Most of dry ports that were initially developed were intermodal facilities acting as nodes of convergence for regional freight distribution, enabling a modal shift away from road and freight diversion and away from congested areas. These two key paradigms have been expanded with a more comprehensive approach leaning on the principle of co-location. As a dry port project becomes increasingly capital-intensive and prone to risk because of its size, required equipment, and infrastructure, the need for a higher value proposition is now based on the principle of co-locations, many of which are public-private partnerships. The most common actors in a typical co-located dry port project involve a railway operator, a commercial real estate developer, or a local public development office. Therefore, co-location expands the market opportunities of the intermodal terminal through a set of value propositions:
- Real estate. Logistic zone projects occupy a large amount of space to accommodate existing and anticipated freight distribution activities. Most co-located projects occupy at least 100 hectares, and several projects are well above 400 hectares. Larger projects tend to have lower land acquisition costs. Also, since co-located projects involve at least two large players, a commercial real estate developer, and a railway company, they can tap into capital pools with better conditions than a smaller actor (e.g. interest rates). For instance, CenterPoint Properties is owned by the pension fund CalPERS (California public employees’ retirement fund), enabling access to long-term capital pools. Another important aspect is that a co-located logistic project enables the joint planning of facilities.

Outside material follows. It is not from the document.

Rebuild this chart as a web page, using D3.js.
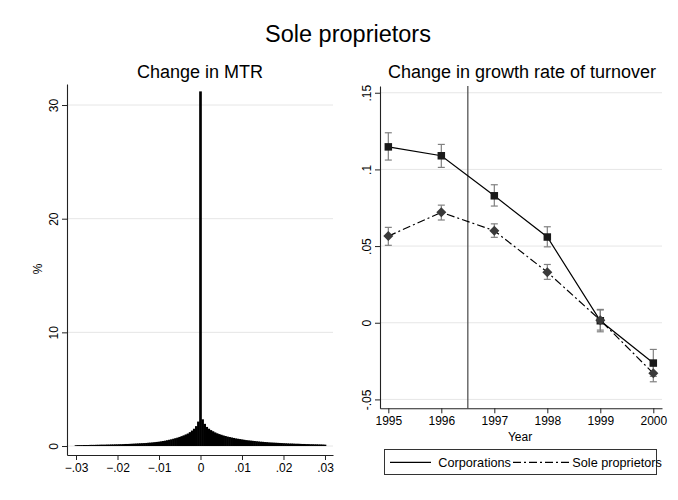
<!DOCTYPE html>
<html>
<head>
<meta charset="utf-8">
<script src="https://cdn.jsdelivr.net/npm/d3@7"></script>
<style>
  html, body { margin: 0; padding: 0; background: #fff; }
  svg { display: block; font-family: "Liberation Sans", Arial, sans-serif; }
</style>
</head>
<body>
<script>
// ---------------- DATA ----------------
// Left panel: histogram of change in MTR (% of observations), bins of 0.0005 from -0.03 to 0.03
const mtrBinStart = -0.03;
const mtrBinWidth = 0.0005;
const mtrPercent = [
  0.07,0.08,0.08,0.08,0.09,0.09,0.09,0.10,0.10,0.10,
  0.11,0.11,0.12,0.12,0.12,0.13,0.13,0.14,0.14,0.15,
  0.15,0.16,0.16,0.17,0.18,0.18,0.19,0.20,0.21,0.22,
  0.23,0.24,0.25,0.26,0.27,0.29,0.30,0.32,0.34,0.36,
  0.38,0.41,0.44,0.47,0.51,0.55,0.59,0.64,0.69,0.74,
  0.80,0.87,0.94,1.02,1.10,1.22,1.36,1.52,1.75,2.15,
  31.2,
  2.35,1.95,1.68,1.52,1.40,1.30,1.20,1.12,1.05,0.99,
  0.93,0.88,0.83,0.79,0.75,0.71,0.67,0.64,0.61,0.58,
  0.55,0.52,0.50,0.48,0.46,0.44,0.42,0.40,0.38,0.37,
  0.35,0.34,0.32,0.31,0.30,0.29,0.28,0.27,0.26,0.25,
  0.24,0.23,0.22,0.22,0.21,0.20,0.20,0.19,0.18,0.18,
  0.17,0.17,0.16,0.16,0.15,0.15,0.14,0.14,0.13,0.12
];
const mtrXTicks = [-0.03, -0.02, -0.01, 0, 0.01, 0.02, 0.03];
const mtrYTicks = [0, 10, 20, 30];

// Right panel: change in growth rate of turnover
const years = [1995, 1996, 1997, 1998, 1999, 2000];
const corpValue = [0.1147, 0.1089, 0.0828, 0.0559, 0.0013, -0.0263];
const corpLow   = [0.1061, 0.1013, 0.0761, 0.0495, -0.0059, -0.0350];
const corpHigh  = [0.1239, 0.1163, 0.0900, 0.0626, 0.0087, -0.0174];
const soleValue = [0.0565, 0.0720, 0.0600, 0.0330, 0.0017, -0.0330];
const soleLow   = [0.0505, 0.0670, 0.0557, 0.0283, -0.0048, -0.0385];
const soleHigh  = [0.0622, 0.0767, 0.0645, 0.0380, 0.0083, -0.0275];
const reformYear = 1996.5;
const growthYTicks = [-0.05, 0, 0.05, 0.1, 0.15];
const seriesNames = ["Corporations", "Sole proprietors"];

// ---------------- DRAW ----------------
const svg = d3.select("body").append("svg").attr("width", 678).attr("height", 500);
svg.append("rect").attr("width", 678).attr("height", 500).attr("fill", "#fff");

const axisColor = "#222";
const gridColor = "#e6e6e6";
const fmtDec = d => d === 0 ? "0" : String(d).replace("0.", ".");

svg.append("text").attr("x", 348).attr("y", 41.5).attr("text-anchor", "middle")
  .attr("font-size", 23.5).attr("fill", "#000").text("Sole proprietors");

// ---- Left panel ----
const xL = d3.scaleLinear().domain([-0.03217, 0.03193]).range([67, 333]);
const yL = d3.scaleLinear().domain([-0.79, 31.85]).range([455, 84]);

const gL = svg.append("g");
gL.selectAll("line.grid").data(mtrYTicks).join("line")
  .attr("x1", 67).attr("x2", 333).attr("y1", d => yL(d)).attr("y2", d => yL(d))
  .attr("stroke", gridColor).attr("stroke-width", 1);

const bins = mtrPercent.map((v, i) => ({ c: mtrBinStart + i * mtrBinWidth, v }));
gL.selectAll("rect.bar").data(bins).join("rect")
  .attr("x", d => xL(d.c - mtrBinWidth / 2) - 0.3)
  .attr("width", d => xL(d.c + mtrBinWidth / 2) - xL(d.c - mtrBinWidth / 2) + 0.6)
  .attr("y", d => yL(d.v))
  .attr("height", d => yL(0) - yL(d.v))
  .attr("fill", "#000");

const axLy = gL.append("g").attr("transform", "translate(67,0)")
  .call(d3.axisLeft(yL).tickValues(mtrYTicks).tickSize(5).tickSizeOuter(0).tickFormat(d3.format("d")));
const axLx = gL.append("g").attr("transform", "translate(0,455)")
  .call(d3.axisBottom(xL).tickValues(mtrXTicks).tickSize(5).tickSizeOuter(0).tickFormat(d => d === 0 ? "0" : d3.format(".2f")(d).replace("0.", ".")));

gL.append("text").attr("x", 200).attr("y", 78).attr("text-anchor", "middle")
  .attr("font-size", 18).attr("fill", "#000").text("Change in MTR");
gL.append("text").attr("transform", "translate(42,269) rotate(-90)").attr("text-anchor", "middle")
  .attr("font-size", 12).attr("fill", "#000").text("%");

// ---- Right panel ----
const xR = d3.scaleLinear().domain([1994.843, 2000.164]).range([380, 662]);
const yR = d3.scaleLinear().domain([-0.0558, 0.1544]).range([408.3, 86]);

const gR = svg.append("g");
gR.selectAll("line.grid").data(growthYTicks).join("line")
  .attr("x1", 380).attr("x2", 662).attr("y1", d => yR(d)).attr("y2", d => yR(d))
  .attr("stroke", gridColor).attr("stroke-width", 1);

gR.append("line").attr("x1", xR(reformYear)).attr("x2", xR(reformYear))
  .attr("y1", yR.range()[1]).attr("y2", yR.range()[0])
  .attr("stroke", "#555").attr("stroke-width", 1.3);

function errorBars(lo, hi) {
  const g = gR.append("g").attr("stroke", "#808080").attr("stroke-width", 1.2).attr("fill", "none");
  years.forEach((yr, i) => {
    const x = xR(yr);
    g.append("line").attr("x1", x).attr("x2", x).attr("y1", yR(lo[i])).attr("y2", yR(hi[i]));
    g.append("line").attr("x1", x - 3.5).attr("x2", x + 3.5).attr("y1", yR(lo[i])).attr("y2", yR(lo[i]));
    g.append("line").attr("x1", x - 3.5).attr("x2", x + 3.5).attr("y1", yR(hi[i])).attr("y2", yR(hi[i]));
  });
}
errorBars(corpLow, corpHigh);
errorBars(soleLow, soleHigh);

const line = d3.line().x((d, i) => xR(years[i])).y(d => yR(d));
gR.append("path").datum(corpValue).attr("d", line).attr("fill", "none")
  .attr("stroke", "#000").attr("stroke-width", 1.2);
gR.append("path").datum(soleValue).attr("d", line).attr("fill", "none")
  .attr("stroke", "#000").attr("stroke-width", 1.2).attr("stroke-dasharray", "8,3,2,3");

gR.selectAll("rect.sq").data(corpValue).join("rect")
  .attr("x", (d, i) => xR(years[i]) - 3.75).attr("y", d => yR(d) - 3.75)
  .attr("width", 7.5).attr("height", 7.5).attr("fill", "#1a1a1a");
gR.selectAll("path.dm").data(soleValue).join("path")
  .attr("d", (d, i) => { const x = xR(years[i]), y = yR(d), r = 5; return `M${x},${y-r}L${x+r},${y}L${x},${y+r}L${x-r},${y}Z`; })
  .attr("fill", "#3a3a3a");

const axRy = gR.append("g").attr("transform", "translate(380,0)")
  .call(d3.axisLeft(yR).tickValues(growthYTicks).tickSize(5).tickSizeOuter(0).tickFormat(fmtDec));
const axRx = gR.append("g").attr("transform", "translate(0,408.3)")
  .call(d3.axisBottom(xR).tickValues(years).tickSize(5).tickSizeOuter(0).tickFormat(d3.format("d")));

gR.append("text").attr("x", 522).attr("y", 78).attr("text-anchor", "middle")
  .attr("font-size", 18).attr("fill", "#000").text("Change in growth rate of turnover");
gR.append("text").attr("x", 520).attr("y", 440.7).attr("text-anchor", "middle")
  .attr("font-size", 12).attr("fill", "#000").text("Year");

// axis styling
[axLy, axLx, axRy, axRx].forEach(a => {
  a.selectAll("path.domain").attr("stroke", axisColor).attr("stroke-width", 1.1);
  a.selectAll(".tick line").attr("stroke", axisColor);
  a.selectAll(".tick text").attr("font-size", 12).attr("fill", "#000")
    .attr("font-family", "Liberation Sans, Arial, sans-serif");
  a.attr("font-family", null);
});
[axLy, axRy].forEach(a => {
  a.selectAll(".tick text").attr("x", null).attr("dy", null).attr("text-anchor", "middle")
    .attr("transform", "translate(-9.5,0) rotate(-90)");
});

// ---- Legend ----
const lg = svg.append("g");
lg.append("rect").attr("x", 384.5).attr("y", 449.5).attr("width", 272).attr("height", 25)
  .attr("fill", "#fff").attr("stroke", "#333").attr("stroke-width", 1);
lg.append("line").attr("x1", 390).attr("x2", 431).attr("y1", 462.3).attr("y2", 462.3)
  .attr("stroke", "#000").attr("stroke-width", 1.2);
lg.append("text").attr("x", 438.3).attr("y", 467).attr("font-size", 12.7).attr("fill", "#000").text(seriesNames[0]);
lg.append("line").attr("x1", 513).attr("x2", 569).attr("y1", 462.3).attr("y2", 462.3)
  .attr("stroke", "#000").attr("stroke-width", 1.2).attr("stroke-dasharray", "8,3,2,3");
lg.append("text").attr("x", 572.3).attr("y", 467).attr("font-size", 12.7).attr("fill", "#000").text(seriesNames[1]);
</script>
</body>
</html>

- Specialization. A co-location project enables both actors involved to focus on their core competencies, creating multiplying factors. For instance, the rail company can focus on terminal development and operations while the real estate promoter can develop and manage the freight distribution facilities.
- Interdependency. The terminal operator and freight distribution activities are their respective customers, implying that both partners have vested interests in the efficiency of their operations. The possibility of joint marketing where the logistic zone is promoted as a single intermodal package is also common since the terminal is sold as a value proposition to potential customers.
- Drayage. A co-location project offers notable operational advantages for drayage, not just because of proximity but because trucks can have priority access through the terminal’s gates (e.g. pre-registration, advance notification, RFID). Drivers can perform more deliveries per day, and the reliability of these deliveries improves.
- Asset utilization. Intermodal transportation assets are capital intensive, and there are pressures to increase their utilization level to achieve better returns on investments. Containers and chassis tend to be the assets that are the most prone to such strategies, namely by setting up chassis pools and empty container depots.
- Information technologies. A co-location project offers the possibility of jointly planning information systems for terminal operations and related supply chains, creating a community system where users can have access to real-time information about the status of their shipments. Both terminal operations and their related supply chains benefit.
One drawback is that co-located logistics activities depend on the performance of the terminal and the level of service offered by the rail operator. If the rail operator has other priorities within its network, then the efficiency of the co-located logistic zone is compromised.